**MATERIAL:**
---
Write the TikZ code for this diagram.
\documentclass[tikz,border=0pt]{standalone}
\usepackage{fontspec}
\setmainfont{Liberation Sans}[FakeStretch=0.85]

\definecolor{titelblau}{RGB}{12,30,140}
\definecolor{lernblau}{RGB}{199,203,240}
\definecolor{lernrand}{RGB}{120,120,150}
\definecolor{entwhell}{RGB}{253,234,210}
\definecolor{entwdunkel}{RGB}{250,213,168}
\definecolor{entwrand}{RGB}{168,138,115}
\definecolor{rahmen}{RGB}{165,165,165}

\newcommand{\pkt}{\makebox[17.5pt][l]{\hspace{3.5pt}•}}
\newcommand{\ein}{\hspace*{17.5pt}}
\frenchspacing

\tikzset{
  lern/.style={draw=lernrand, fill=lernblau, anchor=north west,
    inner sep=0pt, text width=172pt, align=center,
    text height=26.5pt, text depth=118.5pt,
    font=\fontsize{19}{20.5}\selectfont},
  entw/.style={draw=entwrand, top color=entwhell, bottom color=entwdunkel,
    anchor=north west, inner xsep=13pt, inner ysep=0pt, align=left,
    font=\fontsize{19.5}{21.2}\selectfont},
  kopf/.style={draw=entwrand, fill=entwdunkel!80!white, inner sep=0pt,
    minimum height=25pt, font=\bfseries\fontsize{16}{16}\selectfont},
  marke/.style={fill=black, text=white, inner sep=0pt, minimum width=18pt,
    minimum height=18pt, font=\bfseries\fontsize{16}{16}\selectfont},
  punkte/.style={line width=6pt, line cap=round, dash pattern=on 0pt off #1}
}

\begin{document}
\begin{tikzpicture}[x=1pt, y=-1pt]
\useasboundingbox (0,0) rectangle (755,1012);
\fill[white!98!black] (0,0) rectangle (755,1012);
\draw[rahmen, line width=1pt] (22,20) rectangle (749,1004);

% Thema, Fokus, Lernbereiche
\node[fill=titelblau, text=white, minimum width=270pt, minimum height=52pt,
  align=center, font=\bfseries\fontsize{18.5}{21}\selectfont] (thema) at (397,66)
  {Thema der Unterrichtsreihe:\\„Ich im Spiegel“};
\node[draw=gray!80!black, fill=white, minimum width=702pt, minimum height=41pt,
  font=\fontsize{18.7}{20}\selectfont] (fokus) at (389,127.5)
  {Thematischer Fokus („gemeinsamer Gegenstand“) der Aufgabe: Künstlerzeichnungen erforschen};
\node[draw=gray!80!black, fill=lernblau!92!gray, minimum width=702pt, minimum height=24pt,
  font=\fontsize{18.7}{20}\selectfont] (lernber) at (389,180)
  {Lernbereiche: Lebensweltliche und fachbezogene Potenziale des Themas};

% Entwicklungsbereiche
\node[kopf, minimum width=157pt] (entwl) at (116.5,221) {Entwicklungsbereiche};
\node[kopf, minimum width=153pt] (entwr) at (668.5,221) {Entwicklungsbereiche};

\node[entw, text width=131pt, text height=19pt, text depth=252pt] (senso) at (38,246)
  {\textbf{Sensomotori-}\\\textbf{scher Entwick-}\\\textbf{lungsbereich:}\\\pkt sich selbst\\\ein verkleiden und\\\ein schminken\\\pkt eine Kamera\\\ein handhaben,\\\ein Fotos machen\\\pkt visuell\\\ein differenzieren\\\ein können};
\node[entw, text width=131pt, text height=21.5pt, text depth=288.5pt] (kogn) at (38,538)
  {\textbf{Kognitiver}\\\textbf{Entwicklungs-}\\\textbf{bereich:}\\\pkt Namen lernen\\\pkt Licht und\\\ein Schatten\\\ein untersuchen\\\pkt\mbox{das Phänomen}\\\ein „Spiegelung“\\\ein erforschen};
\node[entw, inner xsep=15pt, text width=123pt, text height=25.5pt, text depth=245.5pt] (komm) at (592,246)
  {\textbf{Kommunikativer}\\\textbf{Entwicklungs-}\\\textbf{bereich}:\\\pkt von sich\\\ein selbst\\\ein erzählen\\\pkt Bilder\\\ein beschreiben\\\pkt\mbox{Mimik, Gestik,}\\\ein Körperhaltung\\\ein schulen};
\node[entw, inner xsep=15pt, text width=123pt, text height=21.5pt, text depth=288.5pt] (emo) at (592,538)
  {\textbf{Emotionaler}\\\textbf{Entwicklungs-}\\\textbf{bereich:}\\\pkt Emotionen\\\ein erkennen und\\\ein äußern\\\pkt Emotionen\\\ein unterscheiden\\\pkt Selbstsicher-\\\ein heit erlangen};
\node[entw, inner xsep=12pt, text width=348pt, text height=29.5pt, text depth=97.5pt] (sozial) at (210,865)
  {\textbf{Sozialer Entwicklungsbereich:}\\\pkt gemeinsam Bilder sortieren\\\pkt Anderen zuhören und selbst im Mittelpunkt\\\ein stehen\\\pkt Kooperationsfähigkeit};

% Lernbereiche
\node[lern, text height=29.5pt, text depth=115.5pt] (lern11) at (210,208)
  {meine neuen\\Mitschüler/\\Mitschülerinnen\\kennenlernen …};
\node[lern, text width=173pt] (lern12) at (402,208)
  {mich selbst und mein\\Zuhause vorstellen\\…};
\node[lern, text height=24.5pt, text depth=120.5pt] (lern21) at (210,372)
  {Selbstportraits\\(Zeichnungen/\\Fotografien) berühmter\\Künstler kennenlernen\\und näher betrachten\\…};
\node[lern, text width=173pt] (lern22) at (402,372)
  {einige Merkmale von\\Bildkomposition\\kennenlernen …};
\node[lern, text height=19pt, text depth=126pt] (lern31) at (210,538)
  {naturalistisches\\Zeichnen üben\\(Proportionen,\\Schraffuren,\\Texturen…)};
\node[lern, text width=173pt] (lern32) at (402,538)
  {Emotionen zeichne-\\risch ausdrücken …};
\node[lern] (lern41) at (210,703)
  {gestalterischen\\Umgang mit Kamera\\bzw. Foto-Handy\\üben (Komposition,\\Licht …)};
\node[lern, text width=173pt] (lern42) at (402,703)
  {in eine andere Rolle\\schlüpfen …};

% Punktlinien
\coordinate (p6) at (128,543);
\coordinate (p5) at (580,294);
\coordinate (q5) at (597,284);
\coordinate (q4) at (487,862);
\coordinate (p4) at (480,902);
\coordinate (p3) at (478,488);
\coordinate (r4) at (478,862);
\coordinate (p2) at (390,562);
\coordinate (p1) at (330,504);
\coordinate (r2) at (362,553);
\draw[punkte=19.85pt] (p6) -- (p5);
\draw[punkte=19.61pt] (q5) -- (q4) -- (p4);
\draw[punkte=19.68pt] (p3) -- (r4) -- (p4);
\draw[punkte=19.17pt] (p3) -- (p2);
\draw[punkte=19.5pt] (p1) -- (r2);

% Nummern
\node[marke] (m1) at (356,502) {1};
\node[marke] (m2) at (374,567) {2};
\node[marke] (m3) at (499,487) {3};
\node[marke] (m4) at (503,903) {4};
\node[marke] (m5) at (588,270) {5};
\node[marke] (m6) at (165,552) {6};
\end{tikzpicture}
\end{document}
---
**WHAT THE TASK REQUIRES:**
Beginning at the top of the data, please return every line until and including the line containing "(22,20) rectangle (749,1004);", copied exactly, and nothing past it.

**EXERCISE SOLUTION:**
Write the TikZ code for this diagram.
\documentclass[tikz,border=0pt]{standalone}
\usepackage{fontspec}
\setmainfont{Liberation Sans}[FakeStretch=0.85]

\definecolor{titelblau}{RGB}{12,30,140}
\definecolor{lernblau}{RGB}{199,203,240}
\definecolor{lernrand}{RGB}{120,120,150}
\definecolor{entwhell}{RGB}{253,234,210}
\definecolor{entwdunkel}{RGB}{250,213,168}
\definecolor{entwrand}{RGB}{168,138,115}
\definecolor{rahmen}{RGB}{165,165,165}

\newcommand{\pkt}{\makebox[17.5pt][l]{\hspace{3.5pt}•}}
\newcommand{\ein}{\hspace*{17.5pt}}
\frenchspacing

\tikzset{
  lern/.style={draw=lernrand, fill=lernblau, anchor=north west,
    inner sep=0pt, text width=172pt, align=center,
    text height=26.5pt, text depth=118.5pt,
    font=\fontsize{19}{20.5}\selectfont},
  entw/.style={draw=entwrand, top color=entwhell, bottom color=entwdunkel,
    anchor=north west, inner xsep=13pt, inner ysep=0pt, align=left,
    font=\fontsize{19.5}{21.2}\selectfont},
  kopf/.style={draw=entwrand, fill=entwdunkel!80!white, inner sep=0pt,
    minimum height=25pt, font=\bfseries\fontsize{16}{16}\selectfont},
  marke/.style={fill=black, text=white, inner sep=0pt, minimum width=18pt,
    minimum height=18pt, font=\bfseries\fontsize{16}{16}\selectfont},
  punkte/.style={line width=6pt, line cap=round, dash pattern=on 0pt off #1}
}

\begin{document}
\begin{tikzpicture}[x=1pt, y=-1pt]
\useasboundingbox (0,0) rectangle (755,1012);
\fill[white!98!black] (0,0) rectangle (755,1012);
\draw[rahmen, line width=1pt] (22,20) rectangle (749,1004);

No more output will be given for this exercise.